Excerpt from a dataset =>
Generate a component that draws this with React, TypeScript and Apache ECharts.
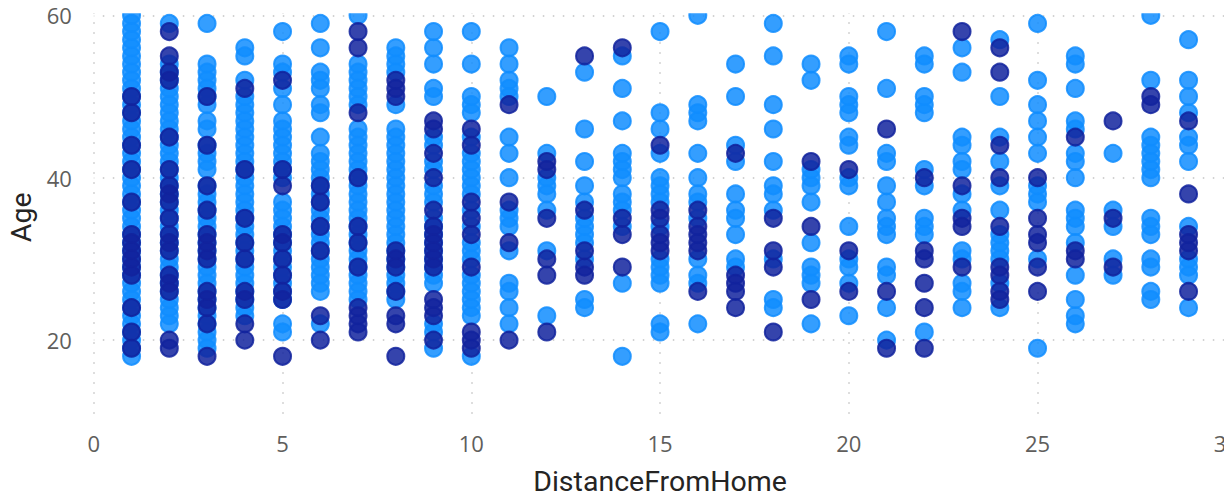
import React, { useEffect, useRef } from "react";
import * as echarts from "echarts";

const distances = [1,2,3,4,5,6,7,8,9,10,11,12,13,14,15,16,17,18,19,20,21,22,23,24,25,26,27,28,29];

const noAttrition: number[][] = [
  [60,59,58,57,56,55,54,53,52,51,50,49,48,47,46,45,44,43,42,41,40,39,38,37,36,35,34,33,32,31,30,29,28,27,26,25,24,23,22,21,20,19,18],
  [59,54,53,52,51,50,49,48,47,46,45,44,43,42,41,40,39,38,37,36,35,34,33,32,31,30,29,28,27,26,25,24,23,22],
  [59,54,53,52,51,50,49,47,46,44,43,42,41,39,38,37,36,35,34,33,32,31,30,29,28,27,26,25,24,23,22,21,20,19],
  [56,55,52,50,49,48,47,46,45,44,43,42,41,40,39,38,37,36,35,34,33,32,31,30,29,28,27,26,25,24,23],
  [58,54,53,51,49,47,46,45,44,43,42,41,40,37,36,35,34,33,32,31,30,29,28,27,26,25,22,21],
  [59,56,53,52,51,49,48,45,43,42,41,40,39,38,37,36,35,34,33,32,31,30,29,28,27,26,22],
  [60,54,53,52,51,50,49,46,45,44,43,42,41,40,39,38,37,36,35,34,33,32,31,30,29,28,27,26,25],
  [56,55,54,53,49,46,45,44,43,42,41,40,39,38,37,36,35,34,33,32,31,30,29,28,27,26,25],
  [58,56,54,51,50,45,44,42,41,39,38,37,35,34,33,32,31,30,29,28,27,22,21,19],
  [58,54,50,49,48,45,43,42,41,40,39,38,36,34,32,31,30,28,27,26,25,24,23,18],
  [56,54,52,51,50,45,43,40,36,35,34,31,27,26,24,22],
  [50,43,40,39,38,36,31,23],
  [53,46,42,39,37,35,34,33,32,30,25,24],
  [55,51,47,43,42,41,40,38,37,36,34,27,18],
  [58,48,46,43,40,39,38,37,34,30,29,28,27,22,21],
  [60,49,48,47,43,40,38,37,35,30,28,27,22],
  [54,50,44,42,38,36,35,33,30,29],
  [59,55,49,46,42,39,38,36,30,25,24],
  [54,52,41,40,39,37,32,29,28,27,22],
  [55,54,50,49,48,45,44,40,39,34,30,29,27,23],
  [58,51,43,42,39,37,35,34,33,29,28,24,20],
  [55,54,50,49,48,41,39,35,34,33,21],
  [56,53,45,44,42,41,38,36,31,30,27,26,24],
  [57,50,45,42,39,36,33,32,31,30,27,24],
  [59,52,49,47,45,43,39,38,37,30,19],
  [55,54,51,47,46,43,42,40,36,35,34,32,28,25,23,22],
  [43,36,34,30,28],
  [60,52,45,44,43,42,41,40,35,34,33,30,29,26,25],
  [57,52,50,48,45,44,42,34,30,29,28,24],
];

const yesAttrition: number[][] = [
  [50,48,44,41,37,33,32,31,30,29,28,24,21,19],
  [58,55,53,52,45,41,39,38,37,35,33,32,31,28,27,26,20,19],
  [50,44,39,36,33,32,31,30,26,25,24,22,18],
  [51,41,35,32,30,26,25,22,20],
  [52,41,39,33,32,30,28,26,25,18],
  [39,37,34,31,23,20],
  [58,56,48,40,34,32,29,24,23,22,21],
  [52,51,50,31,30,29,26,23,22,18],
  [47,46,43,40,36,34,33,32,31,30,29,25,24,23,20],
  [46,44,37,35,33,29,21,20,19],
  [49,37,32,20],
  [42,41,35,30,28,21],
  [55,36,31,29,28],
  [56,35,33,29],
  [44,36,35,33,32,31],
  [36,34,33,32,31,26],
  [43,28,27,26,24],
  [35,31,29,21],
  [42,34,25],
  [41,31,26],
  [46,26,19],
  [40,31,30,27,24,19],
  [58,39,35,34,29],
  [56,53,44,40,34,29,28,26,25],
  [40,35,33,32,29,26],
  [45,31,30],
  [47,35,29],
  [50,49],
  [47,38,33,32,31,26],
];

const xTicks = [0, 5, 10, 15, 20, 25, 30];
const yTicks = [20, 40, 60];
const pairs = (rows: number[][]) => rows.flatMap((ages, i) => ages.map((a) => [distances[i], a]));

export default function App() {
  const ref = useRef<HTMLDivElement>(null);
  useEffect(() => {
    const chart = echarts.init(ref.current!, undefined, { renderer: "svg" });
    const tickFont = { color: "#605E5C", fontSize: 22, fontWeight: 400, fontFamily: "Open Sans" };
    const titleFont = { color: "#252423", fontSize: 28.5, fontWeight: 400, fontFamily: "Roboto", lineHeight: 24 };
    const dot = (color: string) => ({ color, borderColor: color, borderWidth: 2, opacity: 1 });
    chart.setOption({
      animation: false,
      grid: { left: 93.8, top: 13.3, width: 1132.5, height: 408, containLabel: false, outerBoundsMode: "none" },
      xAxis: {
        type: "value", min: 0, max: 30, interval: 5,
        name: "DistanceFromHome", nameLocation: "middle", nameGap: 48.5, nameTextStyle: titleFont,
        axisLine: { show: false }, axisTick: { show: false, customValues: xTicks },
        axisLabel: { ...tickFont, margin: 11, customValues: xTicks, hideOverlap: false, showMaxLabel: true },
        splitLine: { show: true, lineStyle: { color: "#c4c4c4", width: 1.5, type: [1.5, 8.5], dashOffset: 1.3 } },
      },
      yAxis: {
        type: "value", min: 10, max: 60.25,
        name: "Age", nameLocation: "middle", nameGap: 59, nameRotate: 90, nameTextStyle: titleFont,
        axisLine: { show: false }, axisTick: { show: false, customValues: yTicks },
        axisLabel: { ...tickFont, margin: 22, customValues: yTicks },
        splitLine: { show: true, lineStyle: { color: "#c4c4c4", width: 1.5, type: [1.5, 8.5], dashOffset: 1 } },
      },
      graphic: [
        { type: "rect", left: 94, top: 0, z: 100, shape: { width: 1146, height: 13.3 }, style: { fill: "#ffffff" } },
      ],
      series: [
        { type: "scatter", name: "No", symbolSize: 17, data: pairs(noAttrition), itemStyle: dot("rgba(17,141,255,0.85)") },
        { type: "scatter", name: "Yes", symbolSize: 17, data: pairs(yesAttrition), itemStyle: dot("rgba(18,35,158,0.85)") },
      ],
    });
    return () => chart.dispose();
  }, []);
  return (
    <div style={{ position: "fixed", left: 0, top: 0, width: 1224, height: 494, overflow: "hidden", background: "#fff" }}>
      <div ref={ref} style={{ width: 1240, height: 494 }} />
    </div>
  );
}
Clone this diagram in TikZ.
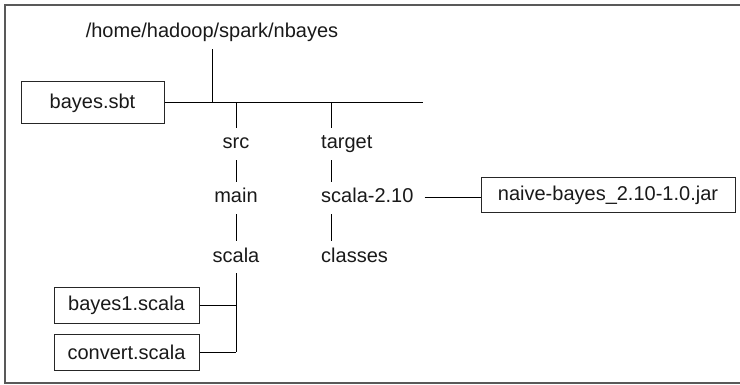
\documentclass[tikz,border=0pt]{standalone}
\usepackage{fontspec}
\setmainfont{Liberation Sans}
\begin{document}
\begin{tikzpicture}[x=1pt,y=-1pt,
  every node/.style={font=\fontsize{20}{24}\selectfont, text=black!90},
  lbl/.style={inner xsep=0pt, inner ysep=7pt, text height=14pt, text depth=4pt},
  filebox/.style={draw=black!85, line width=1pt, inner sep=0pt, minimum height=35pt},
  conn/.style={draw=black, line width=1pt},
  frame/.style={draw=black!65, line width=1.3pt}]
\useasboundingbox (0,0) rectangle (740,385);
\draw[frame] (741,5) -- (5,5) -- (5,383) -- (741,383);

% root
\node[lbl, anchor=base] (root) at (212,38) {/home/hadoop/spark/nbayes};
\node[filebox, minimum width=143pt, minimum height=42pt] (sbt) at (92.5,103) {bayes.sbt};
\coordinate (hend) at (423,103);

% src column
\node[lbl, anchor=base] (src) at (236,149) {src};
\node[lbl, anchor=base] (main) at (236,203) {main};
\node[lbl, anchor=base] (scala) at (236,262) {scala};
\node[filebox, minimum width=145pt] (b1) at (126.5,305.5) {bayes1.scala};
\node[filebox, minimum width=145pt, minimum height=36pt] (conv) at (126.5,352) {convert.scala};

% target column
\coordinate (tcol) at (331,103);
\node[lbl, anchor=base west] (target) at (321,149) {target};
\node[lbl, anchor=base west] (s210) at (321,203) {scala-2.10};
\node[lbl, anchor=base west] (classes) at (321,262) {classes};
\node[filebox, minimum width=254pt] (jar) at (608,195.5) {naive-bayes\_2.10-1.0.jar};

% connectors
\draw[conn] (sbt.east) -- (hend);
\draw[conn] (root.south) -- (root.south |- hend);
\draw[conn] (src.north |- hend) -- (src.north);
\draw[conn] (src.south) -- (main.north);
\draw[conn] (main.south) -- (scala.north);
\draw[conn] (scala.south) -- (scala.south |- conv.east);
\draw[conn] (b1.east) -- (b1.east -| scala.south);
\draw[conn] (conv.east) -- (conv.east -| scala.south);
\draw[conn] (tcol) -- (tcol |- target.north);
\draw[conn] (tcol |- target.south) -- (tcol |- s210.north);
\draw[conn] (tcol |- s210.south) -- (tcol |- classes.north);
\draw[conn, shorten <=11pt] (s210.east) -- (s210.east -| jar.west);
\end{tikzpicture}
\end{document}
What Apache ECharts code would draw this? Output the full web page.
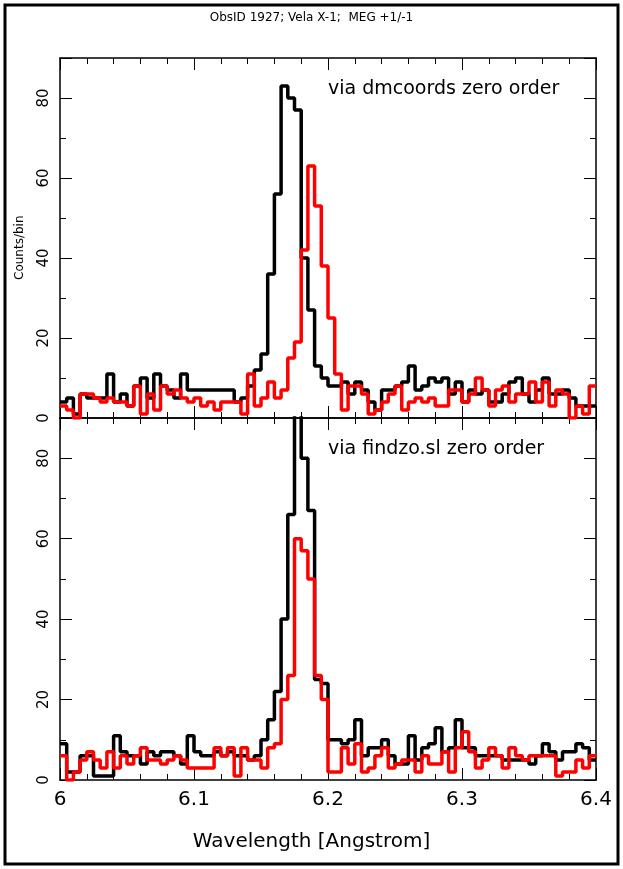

STATED EXERCISE =>
Word for word, retype the lines in the entries above that run from the one with "Clone this diagram in TikZ." through the one with "(5,383) -- (741,383);". Both ends count; pictures do not.

RIGHT ANSWER =>
Clone this diagram in TikZ.
\documentclass[tikz,border=0pt]{standalone}
\usepackage{fontspec}
\setmainfont{Liberation Sans}
\begin{document}
\begin{tikzpicture}[x=1pt,y=-1pt,
  every node/.style={font=\fontsize{20}{24}\selectfont, text=black!90},
  lbl/.style={inner xsep=0pt, inner ysep=7pt, text height=14pt, text depth=4pt},
  filebox/.style={draw=black!85, line width=1pt, inner sep=0pt, minimum height=35pt},
  conn/.style={draw=black, line width=1pt},
  frame/.style={draw=black!65, line width=1.3pt}]
\useasboundingbox (0,0) rectangle (740,385);
\draw[frame] (741,5) -- (5,5) -- (5,383) -- (741,383);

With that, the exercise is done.